If that's the case, it is important for us at some point to come out of pretending. Illusion always ends up hurting and no one is getting away with denial. There’s always a price to be paid, especially if we hold out for a final fantasy that we call ‘the soulmate’. There is a time and a place for everything. There’s a time to make effort and there’s a time to let go. Your emotions will help you decide that. Emotions are the feedback your mind gets when it compares your external conditions to your expectations. That’s why emotions are so powerful and so useful. Emotions are your compass; they show you when you should relax or when you should take the exit. Suffering is for the mind what physical pain is for the body. It’s a wake-up call.
Mating is a process that belongs to the body and it’s doubtful an immortal soul has material needs and urges of this sort.
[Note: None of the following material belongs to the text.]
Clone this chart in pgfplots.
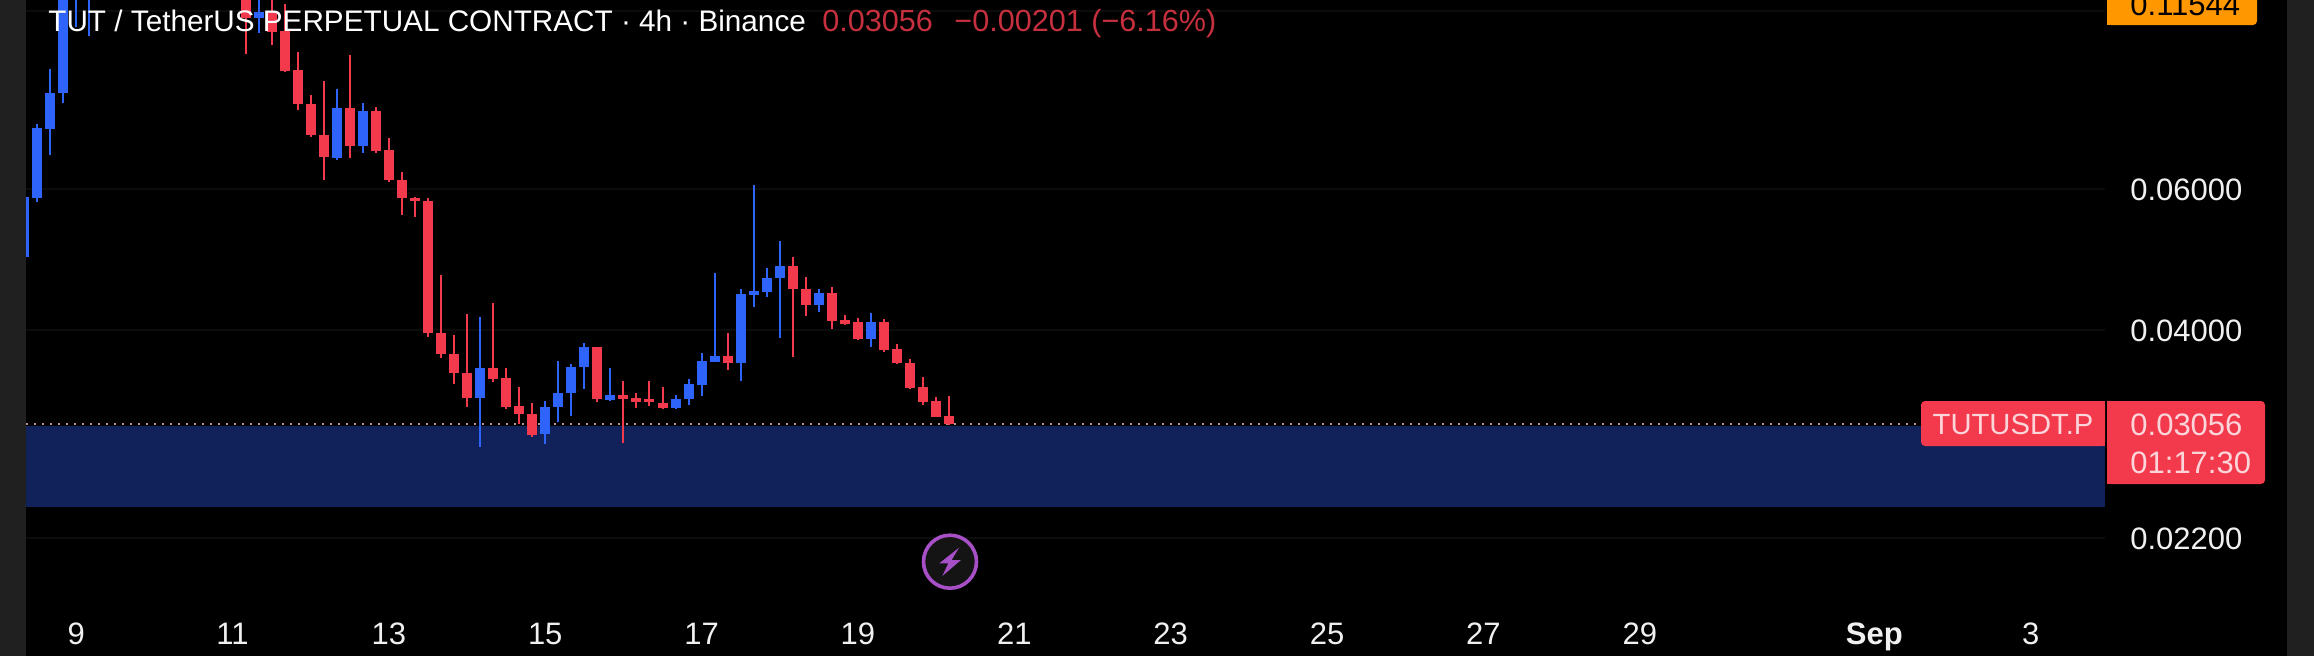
\documentclass[border=0pt]{standalone}
\usepackage{pgfplots}
\pgfplotsset{compat=1.18}
\usepackage{fontspec}
\setmainfont{Liberation Sans}
\definecolor{cblue}{HTML}{2F64FA}
\definecolor{cred}{HTML}{F23A4C}
\definecolor{band}{HTML}{11215A}
\definecolor{side}{HTML}{202020}
\definecolor{faint}{HTML}{0C0C0C}
\definecolor{orng}{HTML}{FF9800}
\definecolor{pinktxt}{HTML}{FBD5DA}
\definecolor{dotc}{HTML}{B89098}
\definecolor{vio}{HTML}{A64FC6}
\begin{document}
\begin{tikzpicture}
\path[use as bounding box] (0,-327.5pt) rectangle (1157pt,0);
\fill[black] (-5pt,-335pt) rectangle (1162pt,5pt);
\fill[side] (-5pt,-335pt) rectangle (13pt,5pt);
\fill[side] (1143.5pt,-335pt) rectangle (1162pt,5pt);
\begin{axis}[
  at={(13pt,-327.5pt)}, anchor=south west,
  scale only axis, width=1039.5pt, height=327.5pt,
  ymode=log, log basis y=10,
  unbounded coords=jump,
  xmin=0.15, xmax=159.7, ymin=0.01572, ymax=0.10328,
  axis line style={draw=none}, major tick length=0pt, minor tick length=0pt,
  xtick={4,16,28,40,52,64,76,88,100,112,124,142,154},
  xticklabels={9,11,13,15,17,19,21,23,25,27,29,\textbf{Sep},3},
  xticklabel style={font=\fontsize{15.5pt}{18pt}\selectfont, text=white!94!black, anchor=base, inner sep=0pt, yshift=5.5pt},
  ytick={0.022,0.04,0.06,0.1},
  yticklabels={0.02200,0.04000,0.06000,{}},
  yticklabel pos=right,
  yticklabel style={font=\fontsize{15.5pt}{18pt}\selectfont, text=white!94!black, anchor=west, inner sep=0pt, xshift=12.5pt, yshift=-0.5pt},
  ymajorgrids, yminorgrids=false, xmajorgrids=false,
  major grid style={faint, line width=0.8pt},
  clip=true, axis on top=false,
]
% zone
\addplot[draw=none, fill=band, forget plot] coordinates {(0.15,0.03037) (159.7,0.03037) (159.7,0.02406) (0.15,0.02406)} -- cycle;
% last price line
\addplot[dotc, line width=1pt, dash pattern=on 1pt off 3pt, forget plot] coordinates {(0.15,0.03056) (145.5,0.03056)};
% blue wicks
\addplot[cblue, line width=1pt, forget plot] table[row sep=\\] {
x y\\
0 0.05865\\ 0 0.04936\\ nan nan\\
1 0.07234\\ 1 0.05781\\ nan nan\\
2 0.08473\\ 2 0.06617\\ nan nan\\
3 0.12000\\ 3 0.07684\\ nan nan\\
4 0.12500\\ 4 0.09561\\ nan nan\\
5 0.13000\\ 5 0.09316\\ nan nan\\
18 0.10800\\ 18 0.09397\\ nan nan\\
24 0.08001\\ 24 0.06521\\ nan nan\\
26 0.07684\\ 26 0.06656\\ nan nan\\
35 0.04155\\ 35 0.02860\\ nan nan\\
40 0.03263\\ 40 0.02884\\ nan nan\\
41 0.03661\\ 41 0.03073\\ nan nan\\
42 0.03630\\ 42 0.03127\\ nan nan\\
43 0.03855\\ 43 0.03379\\ nan nan\\
45 0.03589\\ 45 0.03263\\ nan nan\\
50 0.03320\\ 50 0.03190\\ nan nan\\
51 0.03476\\ 51 0.03226\\ nan nan\\
52 0.03746\\ 52 0.03311\\ nan nan\\
53 0.04715\\ 53 0.03650\\ nan nan\\
55 0.04504\\ 55 0.03456\\ nan nan\\
56 0.06071\\ 56 0.04277\\ nan nan\\
57 0.04783\\ 57 0.04401\\ nan nan\\
58 0.05167\\ 58 0.03911\\ nan nan\\
61 0.04504\\ 61 0.04216\\ nan nan\\
65 0.04203\\ 65 0.03812\\ nan nan\\
};
% blue bodies
\addplot[cblue, line width=5pt, forget plot] table[row sep=\\] {
x y\\
0 0.05865\\ 0 0.04936\\ nan nan\\
1 0.07152\\ 1 0.05847\\ nan nan\\
2 0.07909\\ 2 0.07132\\ nan nan\\
3 0.11590\\ 3 0.07909\\ nan nan\\
4 0.12000\\ 4 0.11200\\ nan nan\\
5 0.12200\\ 5 0.10800\\ nan nan\\
18 0.09982\\ 18 0.09810\\ nan nan\\
24 0.07575\\ 24 0.06560\\ nan nan\\
26 0.07510\\ 26 0.06791\\ nan nan\\
35 0.03589\\ 35 0.03291\\ nan nan\\
40 0.03208\\ 40 0.02968\\ nan nan\\
41 0.03340\\ 41 0.03208\\ nan nan\\
42 0.03599\\ 42 0.03340\\ nan nan\\
43 0.03812\\ 43 0.03599\\ nan nan\\
45 0.03320\\ 45 0.03272\\ nan nan\\
50 0.03282\\ 50 0.03199\\ nan nan\\
51 0.03427\\ 51 0.03282\\ nan nan\\
52 0.03661\\ 52 0.03417\\ nan nan\\
53 0.03714\\ 53 0.03650\\ nan nan\\
55 0.04439\\ 55 0.03640\\ nan nan\\
56 0.04478\\ 56 0.04427\\ nan nan\\
57 0.04646\\ 57 0.04465\\ nan nan\\
58 0.04811\\ 58 0.04646\\ nan nan\\
61 0.04452\\ 61 0.04301\\ nan nan\\
65 0.04095\\ 65 0.03900\\ nan nan\\
};
% red wicks
\addplot[cred, line width=1pt, forget plot] table[row sep=\\] {
x y\\
17 0.11500\\ 17 0.08847\\ nan nan\\
19 0.10500\\ 19 0.09079\\ nan nan\\
20 0.10213\\ 20 0.08400\\ nan nan\\
21 0.08899\\ 21 0.07532\\ nan nan\\
22 0.07864\\ 22 0.06968\\ nan nan\\
23 0.08184\\ 23 0.06157\\ nan nan\\
25 0.08822\\ 25 0.06560\\ nan nan\\
27 0.07597\\ 27 0.06656\\ nan nan\\
28 0.06948\\ 28 0.06123\\ nan nan\\
29 0.06303\\ 29 0.05570\\ nan nan\\
30 0.05865\\ 30 0.05538\\ nan nan\\
31 0.05847\\ 31 0.03923\\ nan nan\\
32 0.04688\\ 32 0.03693\\ nan nan\\
33 0.03945\\ 33 0.03427\\ nan nan\\
34 0.04191\\ 34 0.03208\\ nan nan\\
36 0.04325\\ 36 0.03447\\ nan nan\\
37 0.03589\\ 37 0.03190\\ nan nan\\
38 0.03398\\ 38 0.03055\\ nan nan\\
39 0.03245\\ 39 0.02943\\ nan nan\\
44 0.03812\\ 44 0.03254\\ nan nan\\
46 0.03456\\ 46 0.02892\\ nan nan\\
47 0.03340\\ 47 0.03199\\ nan nan\\
48 0.03456\\ 48 0.03217\\ nan nan\\
49 0.03398\\ 49 0.03190\\ nan nan\\
54 0.03969\\ 54 0.03568\\ nan nan\\
59 0.04936\\ 59 0.03703\\ nan nan\\
60 0.04661\\ 60 0.04167\\ nan nan\\
62 0.04530\\ 62 0.04015\\ nan nan\\
63 0.04179\\ 63 0.04061\\ nan nan\\
64 0.04142\\ 64 0.03888\\ nan nan\\
66 0.04130\\ 66 0.03757\\ nan nan\\
67 0.03844\\ 67 0.03630\\ nan nan\\
68 0.03682\\ 68 0.03379\\ nan nan\\
69 0.03497\\ 69 0.03226\\ nan nan\\
70 0.03301\\ 70 0.03118\\ nan nan\\
71 0.03311\\ 71 0.03047\\ nan nan\\
};
% red bodies
\addplot[cred, line width=5pt, forget plot] table[row sep=\\] {
x y\\
17 0.11000\\ 17 0.09810\\ nan nan\\
19 0.09982\\ 19 0.09425\\ nan nan\\
20 0.09452\\ 20 0.08425\\ nan nan\\
21 0.08449\\ 21 0.07662\\ nan nan\\
22 0.07662\\ 22 0.07009\\ nan nan\\
23 0.07009\\ 23 0.06579\\ nan nan\\
25 0.07575\\ 25 0.06791\\ nan nan\\
27 0.07510\\ 27 0.06695\\ nan nan\\
28 0.06714\\ 28 0.06157\\ nan nan\\
29 0.06157\\ 29 0.05847\\ nan nan\\
30 0.05847\\ 30 0.05797\\ nan nan\\
31 0.05797\\ 31 0.03969\\ nan nan\\
32 0.03969\\ 32 0.03735\\ nan nan\\
33 0.03735\\ 33 0.03537\\ nan nan\\
34 0.03537\\ 34 0.03291\\ nan nan\\
36 0.03589\\ 36 0.03476\\ nan nan\\
37 0.03487\\ 37 0.03208\\ nan nan\\
38 0.03217\\ 38 0.03145\\ nan nan\\
39 0.03145\\ 39 0.02959\\ nan nan\\
44 0.03812\\ 44 0.03282\\ nan nan\\
46 0.03320\\ 46 0.03282\\ nan nan\\
47 0.03291\\ 47 0.03254\\ nan nan\\
48 0.03282\\ 48 0.03254\\ nan nan\\
49 0.03245\\ 49 0.03199\\ nan nan\\
54 0.03714\\ 54 0.03640\\ nan nan\\
59 0.04811\\ 59 0.04504\\ nan nan\\
60 0.04504\\ 60 0.04301\\ nan nan\\
62 0.04452\\ 62 0.04107\\ nan nan\\
63 0.04118\\ 63 0.04072\\ nan nan\\
64 0.04095\\ 64 0.03900\\ nan nan\\
66 0.04095\\ 66 0.03780\\ nan nan\\
67 0.03790\\ 67 0.03640\\ nan nan\\
68 0.03640\\ 68 0.03388\\ nan nan\\
69 0.03398\\ 69 0.03254\\ nan nan\\
70 0.03263\\ 70 0.03118\\ nan nan\\
71 0.03127\\ 71 0.03056\\ nan nan\\
};
\end{axis}
\begin{scope}[x=0.5pt,y=-0.5pt]
% title
\node[anchor=base west, inner sep=0pt, text=white, font=\fontsize{14.85pt}{18pt}\selectfont] at (48,31) {TUT / TetherUS PERPETUAL CONTRACT · 4h · Binance};
\node[anchor=base west, inner sep=0pt, text=cred!82!black, font=\fontsize{15.3pt}{18pt}\selectfont] at (822,31) {0.03056\hspace{0.7em}−0.00201 (−6.16\%)};
% symbol tag
\fill[cred, rounded corners=2pt] (1921,401) rectangle (2105,446);
\fill[cred] (2095,401) rectangle (2105,446);
\node[anchor=center, inner sep=0pt, text=pinktxt, font=\fontsize{14.6pt}{18pt}\selectfont] at (2013,424) {TUTUSDT.P};
% price tag
\fill[cred, rounded corners=2pt] (2107,401) rectangle (2265,484);
\fill[cred] (2107,401) rectangle (2117,484);
\node[anchor=base west, inner sep=0pt, text=pinktxt, font=\fontsize{15.5pt}{18pt}\selectfont] at (2130,435) {0.03056};
\node[anchor=base west, inner sep=0pt, text=pinktxt, font=\fontsize{15.5pt}{18pt}\selectfont] at (2130,473) {01:17:30};
% high tag
\fill[orng, rounded corners=2pt] (2107,-10) rectangle (2257,25);
\fill[orng] (2107,-10) rectangle (2117,25);
\node[anchor=base west, inner sep=0pt, text=black, font=\fontsize{15.5pt}{18pt}\selectfont] at (2130,15) {0.11544};
% bolt icon
\draw[vio, line width=1.8pt, fill=black!92!white] (950,561.7) circle (26.5);
\fill[vio] (959,547.7) -- (939.3,563.3) -- (948.3,563.3) -- (942.3,576) -- (961,560) -- (951.7,560) -- cycle;
\end{scope}
\end{tikzpicture}
\end{document}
If you want to find your soul mate, you have to look inside yourself for inner guidance. It is good that you don't become too confident about things you don’t know. Instead of having blind faith in questionable concepts, you can choose commitment. Commitment to go after what you want without wasting time looking up for divine intervention or waiting for a soul mate to show up and fix it all for you. When you commit yourself to staying right where you are, in the present moment, your experience becomes very intense and vivid and you know what your next step should be. On the contrary, if you have to have something or someone in this world in order to be happy then that addictive thing, experience or person can only cause you to feel powerless in its absence. Take responsibility for the situation you are in and they keys to your happiness are in your hands and not in somebody else’s pocket.
Soulmates may or may not exist — don't get me wrong, it would be nice if they did— but it is safer to make life decisions based on what the facts shows us than on an elusive concept that might lead to you to treacherous paths and deceitful realities that can cause a lot of pain. Life never runs out of options.